Implications for the employer

  • The scheme is not subject to employer’s PRSI.
  • Arrangements must be made to collect employee PRSI and USC through the payroll system.
  • The scheme must be established under a trust deed and must be approved by the Revenue. It must be open on similar terms to all employees who have been employed for a minimum period set by the employer, not exceeding three years.
  • The maximum exempt allocation per employee is €12,700 worth of shares in any tax year.
  • An employee may not participate in the scheme if he/she owns more than 15% of the share capital of a company and it is a ‘close’ company.


Example 4
Shares with a value of €6,000 were appropriated to Kevin by his employer XYZ Global plc under the terms of its APSS on 1 January 2012.

Kevin received the shares from the trust on the expiry of the required three year period (on 1 January 2015) and immediately sold the shares for €10,000.

The tax implications are as follows:

  • On 1 January 2012 Kevin has no income tax liability, but will be liable for PRSI and USC of €660 (a combined rate of 11% on the share value of €6,000). This will be collected through the payroll system of XYZ Global plc.
  • On 1 January 2015 when Kevin receives the shares from the trust, no further charge to income tax, PRSI or USC will arise as the shares have been held in trust for three years.
  • Kevin will be liable to CGT in 2015 of €1,320 (being 33% of the difference between the sales proceeds of €10,000 and his base cost in the shares of €6,000).


Example 5
Assume the same details as Example 4, except that Kevin receives the shares from the trust after two years (on 1 January 2014).

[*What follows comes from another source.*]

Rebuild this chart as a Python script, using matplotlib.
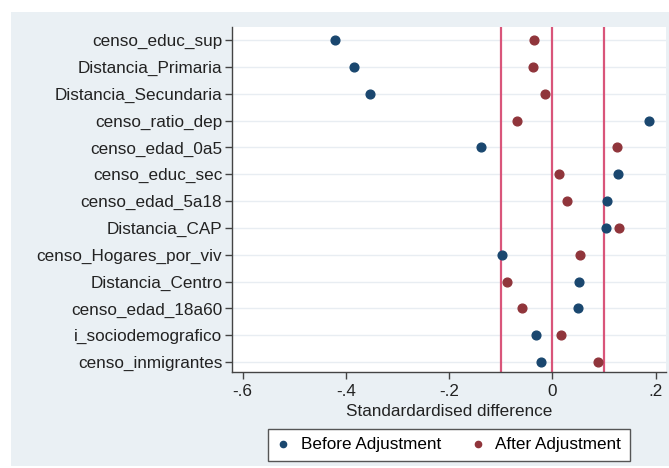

  • On 1 January 2012 , Kevin has the same liability for PRSI and USC (€660), as in example 4.
  • On 1 January 2014, Kevin becomes liable to income tax at 41% on the lower of the sales proceeds and the market value of the shares when acquired (ie €6,000), which gives a liability of €2,460.
  • Kevin’s CGT liability is the same as in Example 4 ( €1,320)

 

4. (Revenue Approved) Save As You Earn (SAYE) schemes

Revenue approved SAYE schemes involve two stages:

Stage 1
On joining the scheme an employee agrees to save a fixed monthly sum (subject to a maximum of €500 per month) out of their net pay for a pre-determined savings period of three, five or seven years. The return on savings is tax-free (ie exempt from income tax, deposit interest retention tax (DIRT), PRSI and USC). The employee is granted share options on the basis of the amount they agree to save. Options may be granted at a discount of up to 25% of the market value of the shares at the date the option is granted.

Stage 2
At the end of the savings period the employee can:

  • use the proceeds to buy some or all of the shares covered by the option
  • take the proceeds as a tax-free cash lump sum, or
  • continue to invest the proceeds with a financial institution


Implications for the employee

  • There is no income tax charged on the grant of the options under the SAYE scheme (stage 1) or on the exercise of the option (stage 2).
  • However (in relation to options granted and exercised after 1 January 2011), there will be a charge to both USC and employee PRSI (a combined 11% in most cases) when the option is exercised (stage 2). The chargeable amount will be the amount of the option gain at the date of exercise.
  • CGT may arise on the disposal of the shares on the difference between the disposal proceeds and the option price at acquisition (ie the amount paid by the employee to acquire the shares).


Implications for the employer

  • The scheme is not subject to employer’s PRSI.
  • Arrangements must be made to collect employee PRSI and USC through the payroll system.
  • The scheme must be open on similar terms to all employees who have been employed for a minimum period set by the employer, not exceeding three years.
  • Employers must complete an annual return of information (Form SRSO1) regarding the options. The deadline for filing of this form is 31 March each year.


Example 6

Stage 1
On 1 February 2011, Linda agreed to save €50 per month for five years under her employer’s SAYE scheme. On that day, the company share price was €4 and Linda was granted options to buy up to 1,200 shares at €3 per share (a 25% discount).

Stage 2
At the expiry of the five-year savings period (1 February 2016), Linda’s savings amounted to €3,300 including interest. Linda was in a position to buy 1,100 shares at the option price of €3 each. The market price on 1 February 2016 was €8 per share. Linda then sold the entire holding at €8 each (which was the market value on that day) and thus realised sale proceeds of €8,800.

  • On the exercise of the option after five years, there is a gain of €5,500 (being €8,800 less €3,300). This is subject to PRSI and USC of €605 (11%). No income tax arises on this gain.


CGT at 33% applies to the gain on disposal (which is also €5,500). The resulting CGT liability is €1,815.


Conclusion

It can be seen from the above that, notwithstanding recent legislative changes, the Irish tax system still provides for a number of different schemes to facilitate employers in allocating shares or granting share options to their employees in a tax-efficient manner. All four schemes remain exempt from employer’s PRSI, which is an advantage over other types of employee benefit. The important income tax exemption can be achieved through use of the APSS and SAYE schemes, but the employer must be prepared to offer the scheme to all employees and the employees must be prepared to wait a few years, before realising the benefits. In similar fashion, in relation to share awards, a significant reduction in the taxable value of the benefit may be achieved if a time restriction or ‘clog’ is placed on the disposal of the shares. To summarise, ‘Good things come to those prepared to wait.’